• _Required work_
Only the lines from the start of the data to the line containing "const freq = d3.range(0, 101, 1);", both included, should be output, exactly and without pictures.

• _Source data_

========================================================================

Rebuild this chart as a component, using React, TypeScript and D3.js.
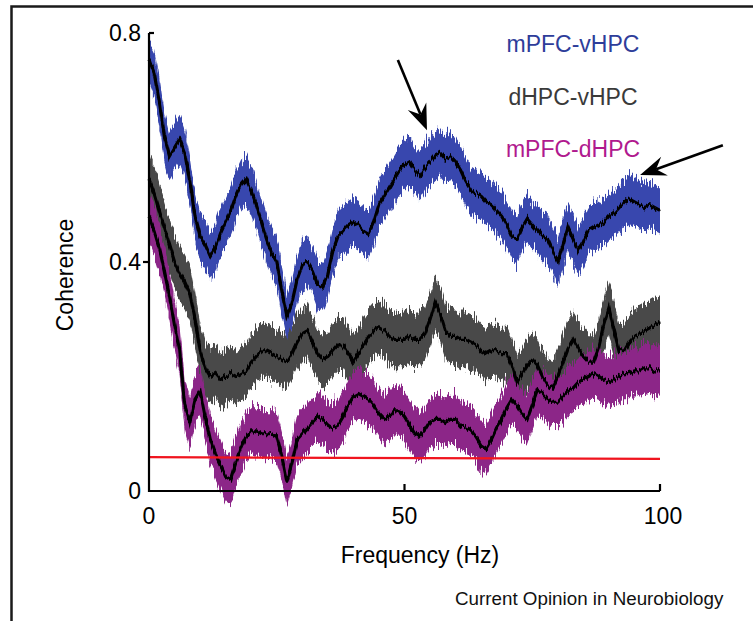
import React from "react";
import * as d3 from "d3";

// frequency grid (Hz)
const freq = d3.range(0, 101, 1);

// mean coherence per pair at 1 Hz
const mpfcVhpc = [
  0.755, 0.73, 0.68, 0.62, 0.585, 0.6, 0.615, 0.59, 0.54, 0.48,
  0.445, 0.43, 0.41, 0.425, 0.45, 0.47, 0.49, 0.515, 0.535, 0.545,
  0.525, 0.5, 0.47, 0.44, 0.415, 0.4, 0.35, 0.305, 0.33, 0.37,
  0.395, 0.4, 0.385, 0.36, 0.355, 0.38, 0.42, 0.445, 0.455, 0.465,
  0.47, 0.465, 0.455, 0.45, 0.47, 0.5, 0.515, 0.53, 0.545, 0.56,
  0.57, 0.575, 0.56, 0.55, 0.565, 0.575, 0.585, 0.59, 0.58, 0.585,
  0.575, 0.56, 0.54, 0.525, 0.52, 0.515, 0.505, 0.5, 0.49, 0.48,
  0.465, 0.445, 0.44, 0.46, 0.475, 0.465, 0.455, 0.445, 0.44, 0.42,
  0.4, 0.43, 0.46, 0.44, 0.42, 0.435, 0.455, 0.46, 0.465, 0.47,
  0.48, 0.485, 0.495, 0.505, 0.51, 0.505, 0.5, 0.495, 0.5, 0.495,
  0.49,
];
const dhpcVhpc = [
  0.545, 0.52, 0.49, 0.46, 0.43, 0.4, 0.38, 0.365, 0.345, 0.3,
  0.245, 0.215, 0.2, 0.205, 0.195, 0.2, 0.205, 0.2, 0.205, 0.21,
  0.225, 0.235, 0.245, 0.245, 0.24, 0.235, 0.23, 0.225, 0.24, 0.26,
  0.275, 0.28, 0.26, 0.24, 0.23, 0.235, 0.245, 0.255, 0.255, 0.24,
  0.225, 0.24, 0.255, 0.27, 0.28, 0.285, 0.28, 0.27, 0.265, 0.265,
  0.265, 0.27, 0.265, 0.265, 0.275, 0.3, 0.33, 0.31, 0.28, 0.27,
  0.27, 0.265, 0.265, 0.26, 0.255, 0.245, 0.24, 0.245, 0.245, 0.24,
  0.24, 0.22, 0.19, 0.205, 0.22, 0.23, 0.22, 0.2, 0.185, 0.18,
  0.2, 0.225, 0.25, 0.265, 0.25, 0.235, 0.225, 0.225, 0.25, 0.29,
  0.32, 0.28, 0.245, 0.245, 0.26, 0.27, 0.275, 0.28, 0.285, 0.29,
  0.295,
];
const mpfcDhpc = [
  0.48, 0.455, 0.425, 0.385, 0.34, 0.29, 0.245, 0.15, 0.12, 0.16,
  0.175, 0.13, 0.09, 0.065, 0.045, 0.025, 0.02, 0.05, 0.075, 0.095,
  0.105, 0.105, 0.1, 0.1, 0.1, 0.095, 0.06, 0.015, 0.05, 0.09,
  0.1, 0.11, 0.12, 0.13, 0.125, 0.115, 0.11, 0.115, 0.13, 0.15,
  0.165, 0.17, 0.165, 0.16, 0.15, 0.135, 0.125, 0.13, 0.14, 0.14,
  0.13, 0.115, 0.1, 0.095, 0.105, 0.12, 0.125, 0.125, 0.12, 0.125,
  0.125, 0.115, 0.11, 0.105, 0.095, 0.08, 0.075, 0.09, 0.11, 0.125,
  0.145, 0.16, 0.15, 0.135, 0.125, 0.15, 0.175, 0.17, 0.16, 0.155,
  0.155, 0.165, 0.175, 0.18, 0.19, 0.195, 0.2, 0.205, 0.2, 0.195,
  0.19, 0.195, 0.2, 0.205, 0.205, 0.21, 0.21, 0.215, 0.215, 0.21,
  0.21,
];

// half width of the shaded error band
const bandVhpc = 0.042;
const bandDv = 0.047;
const bandDhpc = 0.043;

// significance line
const sigFreq = [0, 100];
const sigLevel = [0.059, 0.056];

const xTicks = [0, 50, 100];
const yTicks = [0, 0.4, 0.8];
const yTickLabels = ["0", "0.4", "0.8"];
const legendLabels = ["mPFC-vHPC", "dHPC-vHPC", "mPFC-dHPC"];

// arrows: [tail f, tail coh, tip f, tip coh]
const arrows = [
  [48.7, 0.753, 54.4, 0.63],
  [112.3, 0.604, 96.1, 0.552],
];

const W = 753;
const H = 621;
const font = "'Liberation Sans', Arial, Helvetica, sans-serif";

const App = () => {
  const x = d3.scaleLinear().domain([0, 100]).range([149, 660]);
  const y = d3.scaleLinear().domain([0, 0.8]).range([491, 33]);

  const series = [
    { name: legendLabels[1], vals: dhpcVhpc, hw: bandDv, fill: "#4a4a4a", text: "#3a3a3a" },
    { name: legendLabels[2], vals: mpfcDhpc, hw: bandDhpc, fill: "#8c2888", text: "#b0198e" },
    { name: legendLabels[0], vals: mpfcVhpc, hw: bandVhpc, fill: "#3947ae", text: "#2e3d9a" },
  ];

  const area = (vals: number[], hw: number) =>
    d3.area<number>()
      .x((d, i) => x(freq[i]))
      .y0((d) => y(d - hw))
      .y1((d) => y(Math.min(d + hw, 0.79)))(vals) as string;

  const line = (vals: number[]) =>
    d3.line<number>()
      .x((d, i) => x(freq[i]))
      .y((d) => y(d))(vals) as string;

  const sigLine = d3.line<number>()
    .x((d, i) => x(sigFreq[i]))
    .y((d) => y(d))(sigLevel) as string;

  const arrowHead = (a: number[]) => {
    const x1 = x(a[0]), y1 = y(a[1]), x2 = x(a[2]), y2 = y(a[3]);
    const ang = Math.atan2(y2 - y1, x2 - x1);
    const len = 26, wid = 10, notch = 17;
    const ux = Math.cos(ang), uy = Math.sin(ang);
    const px = -uy, py = ux;
    const bx = x2 - ux * len, by = y2 - uy * len;
    const nx = x2 - ux * notch, ny = y2 - uy * notch;
    return {
      line: `M${x1},${y1}L${nx},${ny}`,
      head: `M${x2},${y2}L${bx + px * wid},${by + py * wid}L${nx},${ny}L${bx - px * wid},${by - py * wid}Z`,
    };
  };

  return (
    <svg width={W} height={H} style={{ position: "absolute", left: 0, top: 0, background: "#fff" }}>
      <defs>
        <filter id="jag" x="-2%" y="-30%" width="104%" height="160%">
          <feTurbulence type="fractalNoise" baseFrequency="0.9 0.05" numOctaves="3" seed="4" result="n" />
          <feColorMatrix in="n" type="matrix" values="1 0 0 0 0  0 0 0 0 0.5  0 0 1 0 0  0 0 0 0 1" result="m" />
          <feDisplacementMap in="SourceGraphic" in2="m" scale="24" xChannelSelector="G" yChannelSelector="R" />
        </filter>
        <filter id="jagLine" x="-2%" y="-30%" width="104%" height="160%">
          <feTurbulence type="fractalNoise" baseFrequency="0.6 0.05" numOctaves="2" seed="9" result="n" />
          <feColorMatrix in="n" type="matrix" values="1 0 0 0 0  0 0 0 0 0.5  0 0 1 0 0  0 0 0 0 1" result="m" />
          <feDisplacementMap in="SourceGraphic" in2="m" scale="9" xChannelSelector="G" yChannelSelector="R" />
        </filter>
      </defs>

      {/* frame */}
      <path d={`M11.5,${H}L11.5,6.5L${W},6.5`} fill="none" stroke="#1a1a1a" strokeWidth={2.5} />

      {/* bands */}
      {series.map((s) => (
        <path key={s.name} d={area(s.vals, s.hw)} fill={s.fill} filter="url(#jag)" />
      ))}
      {/* means */}
      {series.map((s) => (
        <path key={s.name + "m"} d={line(s.vals)} fill="none" stroke="#000" strokeWidth={3.2} filter="url(#jagLine)" />
      ))}

      <path d={sigLine} fill="none" stroke="#f0141e" strokeWidth={2.2} />

      {/* axes */}
      <path
        d={`M${x(0)},${y(0.8)}L${x(0)},${y(0)}L${x(100)},${y(0)}`}
        fill="none" stroke="#000" strokeWidth={2.2}
      />
      {yTicks.slice(1).map((t, i) => (
        <line key={t} x1={x(0)} x2={x(0) + (i === 1 ? 5 : -6)} y1={y(t)} y2={y(t)} stroke="#000" strokeWidth={2.2} />
      ))}
      {xTicks.slice(1).map((t) => (
        <line key={t} x1={x(t)} x2={x(t)} y1={y(0)} y2={y(0) - 7} stroke="#000" strokeWidth={2.2} />
      ))}

      {yTicks.map((t, i) => (
        <text key={t} x={x(0) - 8} y={y(t) + 8} textAnchor="end" fontFamily={font} fontSize={23} fill="#000">
          {yTickLabels[i]}
        </text>
      ))}
      {xTicks.map((t) => (
        <text key={t} x={x(t) + (t === 100 ? 3 : 0)} y={524} textAnchor="middle" fontFamily={font} fontSize={23} fill="#000">
          {t}
        </text>
      ))}

      <text x={420} y={563} textAnchor="middle" fontFamily={font} fontSize={23} fill="#000">
        Frequency (Hz)
      </text>
      <text transform={`translate(73,275) rotate(-90)`} textAnchor="middle" fontFamily={font} fontSize={23} fill="#000">
        Coherence
      </text>

      {/* legend */}
      {[series[2], series[0], series[1]].map((s, i) => (
        <text key={s.name} x={573} y={52 + i * 52.5} textAnchor="middle" fontFamily={font} fontSize={23} fill={s.text}>
          {s.name}
        </text>
      ))}

      {arrows.map((a, i) => {
        const ar = arrowHead(a);
        return (
          <g key={i}>
            <path d={ar.line} stroke="#000" strokeWidth={2.6} fill="none" />
            <path d={ar.head} fill="#000" />
          </g>
        );
      })}

      <text x={455} y={605} fontFamily={font} fontSize={18.8} fill="#111">
        Current Opinion in Neurobiology
      </text>
    </svg>
  );
};

export default App;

========================================================================

• _Written response_
Rebuild this chart as a component, using React, TypeScript and D3.js.
import React from "react";
import * as d3 from "d3";

// frequency grid (Hz)
const freq = d3.range(0, 101, 1);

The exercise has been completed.